Define a simple train method to repeat learning. If the mode produces weights and biases with better accuracy we save them.

def train(self, training_loops=10, learning_rate=1):
    print('Beginning Training...')
    best_score = self.evaluate_model()
    for i in range(training_loops):
        self.learn(learning_rate)
        this_score = self.evaluate_model()
        if this_score >= best_score:
            np.savez('best_weights.npz', *self.w)
            np.savez('best_biases.npz', *self.b)
            best_score = this_score

Finally, a simple method to neaty evaluate the model.

def evaluate_model(self):
    correct = incorrect = 0
    for input_neurons, label in zip(test_data, test_labels):
        if self.answer(input_neurons) == label:
            correct += 1
        else:
            incorrect += 1
    fraction = correct / (correct + incorrect)
    print('{:.2f}% correct'.format(100 * fraction))
    return fraction

And that's it! All we need to do now is instantiate the class and run

class Model:

    def __init__(self, initial_weights=None, initial_biases=None, from_saved=True):
        if from_saved:
            saved_w = np.load('best_weights.npz')
            saved_b = np.load('best_biases.npz')
            self.w = [saved_w[key] for key in sorted(saved_w.files)]
            self.b = [saved_b[key] for key in sorted(saved_b.files)]
        else:
            self.w = initial_weights
            self.b = initial_biases

    def propagate(self, input_neurons):
        self.z = []
        self.a = [input_neurons]

        for i in range(n_layers - 1):
            self.z.append(np.dot(self.w[i], self.a[i]) + self.b[i])
            self.a.append(sigmoid(self.z[i]))

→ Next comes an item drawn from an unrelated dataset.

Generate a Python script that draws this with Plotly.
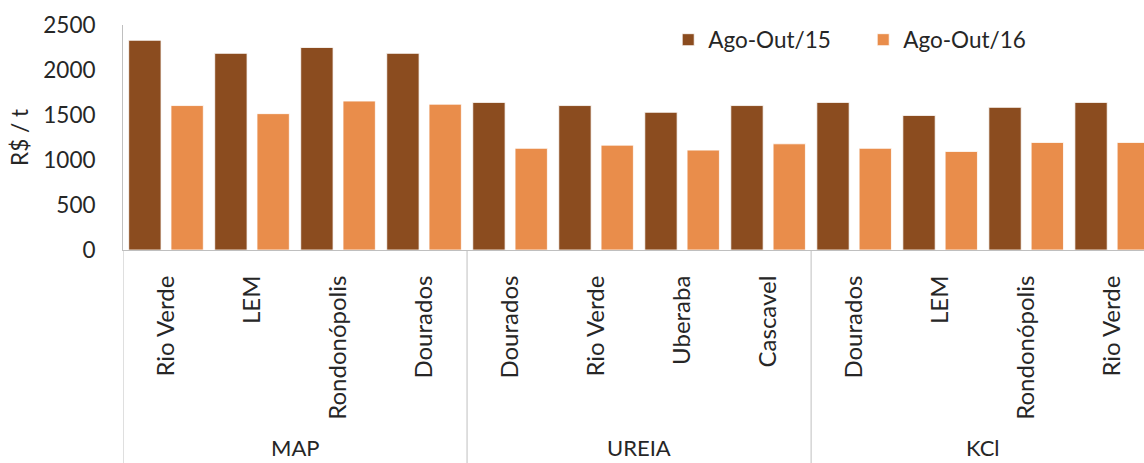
import plotly.graph_objects as go

groups = ["MAP"] * 4 + ["UREIA"] * 4 + ["KCl"] * 4
cities = ["Rio Verde", "LEM", "Rondonópolis", "Dourados",
          "Dourados", "Rio Verde", "Uberaba", "Cascavel",
          "Dourados", "LEM", "Rondonópolis", "Rio Verde"]
ago_out_15 = [2330, 2185, 2250, 2185, 1640, 1605, 1530, 1605, 1640, 1495, 1585, 1640]
ago_out_16 = [1605, 1515, 1655, 1620, 1130, 1165, 1110, 1180, 1130, 1095, 1195, 1195]
series_names = ["Ago-Out/15", "Ago-Out/16"]
y_ticks = [0, 500, 1000, 1500, 2000, 2500]

DARK = "#8B4C1F"
LIGHT = "#E98D4B"
TEXT = "#262626"
AXIS = "#BFBFBF"
FONT = "Lato"

keys = [f"{g}|{c}" for g, c in zip(groups, cities)]

fig = go.Figure()
for name, vals, col in [(series_names[0], ago_out_15, DARK), (series_names[1], ago_out_16, LIGHT)]:
    fig.add_trace(go.Bar(
        x=keys, y=vals, name=name,
        marker=dict(color=col, line=dict(color="white", width=0.8)),
    ))

# group spans (index based) for labels and dividers
group_order = []
for g in groups:
    if g not in group_order:
        group_order.append(g)
spans = []
for g in group_order:
    idx = [i for i, gg in enumerate(groups) if gg == g]
    spans.append((g, min(idx), max(idx)))

Y_BOTTOM = -0.95
annotations = []
shapes = []
for g, i0, i1 in spans:
    annotations.append(dict(
        x=(i0 + i1) / 2, xref="x", y=-0.876, yref="paper",
        text=g, showarrow=False, xanchor="center", yanchor="middle",
        font=dict(family=FONT, size=22, color=TEXT),
    ))
    shapes.append(dict(
        type="line", xref="x", yref="paper", x0=i0 - 0.5, x1=i0 - 0.5,
        y0=0, y1=Y_BOTTOM, line=dict(color=AXIS, width=1),
    ))

fig.update_layout(
    width=1144, height=463,
    margin=dict(l=123, r=0, t=25, b=213),
    paper_bgcolor="white", plot_bgcolor="white",
    font=dict(family=FONT, size=22.5, color=TEXT),
    barmode="group", bargap=0.017, bargroupgap=0.235,
    showlegend=True,
    legend=dict(orientation="h", x=0.534, y=0.933, xanchor="left", yanchor="middle",
                font=dict(size=22.5, color=TEXT), bgcolor="rgba(0,0,0,0)",
                itemwidth=30, entrywidth=150, entrywidthmode="pixels"),
    annotations=annotations,
    shapes=shapes,
)
fig.update_xaxes(
    type="category", range=[-0.5, 11.37],
    tickvals=keys, ticktext=cities,
    tickangle=-90, ticks="", ticklabelstandoff=15,
    showline=True, linecolor=AXIS, linewidth=1,
    tickfont=dict(size=24, color=TEXT), showgrid=False, zeroline=False,
)
fig.update_yaxes(
    range=[0, 2500], tickvals=y_ticks,
    showline=True, linecolor=AXIS, linewidth=1, showgrid=False, zeroline=False,
    ticks="", ticklabelstandoff=22, tickfont=dict(size=22.5, color=TEXT),
    title=dict(text="R$ / t", font=dict(size=22.5, color=TEXT), standoff=8),
)

fig.write_html("out.html")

    def answer(self, input_neurons):
        self.propagate(input_neurons)
        return list(self.a[-1]).index(max(self.a[-1]))

    def learn(self, learning_rate):

        dw = [np.zeros_like(W) for W in self.w]
        db = [np.zeros_like(B) for B in self.b]

        for input_neurons, label in zip(training_data, training_labels):

            true_output = np.zeros_like(self.a[-1])
            true_output[label] = 1

            self.propagate(input_neurons)

            d = [(self.a[-1] - true_output) * sigmoid_dash(self.z[-1])]
            for i in range(n_layers - 2):
                d.append(np.dot(self.w[-(i + 1)].T, d[i]) * sigmoid_dash(self.z[-(i + 2)]))

            d = list(reversed(d))
            dCdb = d.copy()
            dCdw = [np.dot(d[i].reshape(layers[i + 1], 1), self.a[i].reshape(1, layers[i]))
                    for i in range(n_layers - 1)]

            for i in range(n_layers - 1):
                dw[i] += dCdw[i]
                db[i] += dCdb[i]

        for i in range(n_layers - 1):
            self.w[i] -= (learning_rate / n_samples) * dw[i]
            self.b[i] -= (learning_rate / n_samples) * db[i]

    def train(self, training_loops=10, learning_rate=1):
        print('Beginning Training...')
        best_score = self.evaluate_model()
        for i in range(training_loops):
            self.learn(learning_rate)
            this_score = self.evaluate_model()
            if this_score >= best_score:
                np.savez('best_weights.npz', *self.w)
                np.savez('best_biases.npz', *self.b)
                best_score = this_score

    def evaluate_model(self):
        correct = incorrect = 0
        for input_neurons, label in zip(test_data, test_labels):
            if self.answer(input_neurons) == label:
                correct += 1
            else:
                incorrect += 1
        fraction = correct / (correct + incorrect)
        print('{:.2f}% correct'.format(100 * fraction))
        return fraction



my_model = Model(from_saved=False,
                 initial_weights=initial_weights,
                 initial_biases=initial_biases)
my_model.train(training_loops=10, learning_rate=10)
Beginning Training...
12.47% correct
10.01% correct
12.01% correct
12.26% correct
12.51% correct
12.76% correct
13.95% correct
15.62% correct
17.12% correct
18.13% correct
19.26% correct

I managed to get my model up to 95% accuracy after about half an hour of training. Laughable for the MNIST data set? Maybe. But a lot of fun, and pretty cool anyway.